State v. Varner, 115 N.C. 744 (1894)

Sept. 1894 · Supreme Court of North Carolina
115 N.C. 744


Practice in Criminal Proceedings — Instructions—Exceptions.

1. A charge to the jury may be specially excepted to after verdict.

2. An exception to the whole charge that it presented in a manner to prejudice the defendant, should have pointed out in what particular harm was done.

3. The omission to give an instruction to a jury is not ground for an exception in the absence of a request to so instruct.

*745Indictment for fornication and adultery, tried before Boykin, J., and a jury, at Spring Term, 1894, of Lincoln Superior Court. The defendants were convicted and the feme defendant appealed. The facts necessary to an understanding of the opinion appear therein.

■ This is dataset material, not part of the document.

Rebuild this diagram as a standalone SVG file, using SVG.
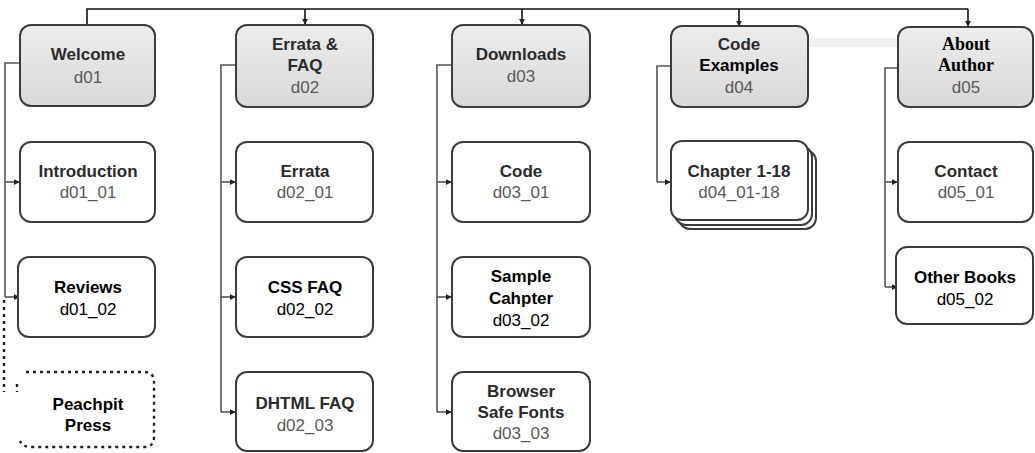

T he Attorney General, for the State.

No counsel, contra.

Clark, J.:

There was no exception taken at the trial, but the defendant excepted specifically to the charge after verdict. This she had a right to do. Lowe v. Elliott, 107 N. C., 718, and other cases cited in Clark’s Code (2d Ed., p. 388).. The first exception that on the whole charge the Court presented the case in a manner to prejudice the jury against the defendant, should have indicated some particular in which harm was done; besides, it is not sustained by an examination of the charge set up. The second, third, fourth and fifth exceptions are for alleged omissions to charge. This is not ground for exception. If the defendant had wished more specific instructions, she should have asked for them in writing and in apt time. Clark’s Code (2d Ed., p. 382 and cases cited). The last exception is that the Court should have instructed the jury on all the evidence to acquit the defendant. If this exception is for an omission to charge, it is no ground for an exception, for there was no prayer to so instruct. If it is either a demurrer to evidence or an exception that there was no evidence to go to the jury, it is too late after verdict. State v. Kiger, at this term. Besides, the evidence was, in fact, amply sufficient to submit to the jury. State v. Poteet, 30 N. C., 23; State v. Eliason, 91 N. C., 564; State v. Chancy, 110 N. C., 507. Its credibility and weight were for the jury to determine. While the indictment is not in the very words of the statute, the offence is sufficiently charged. State v. Stubbs, 108 N. C., 774. No error.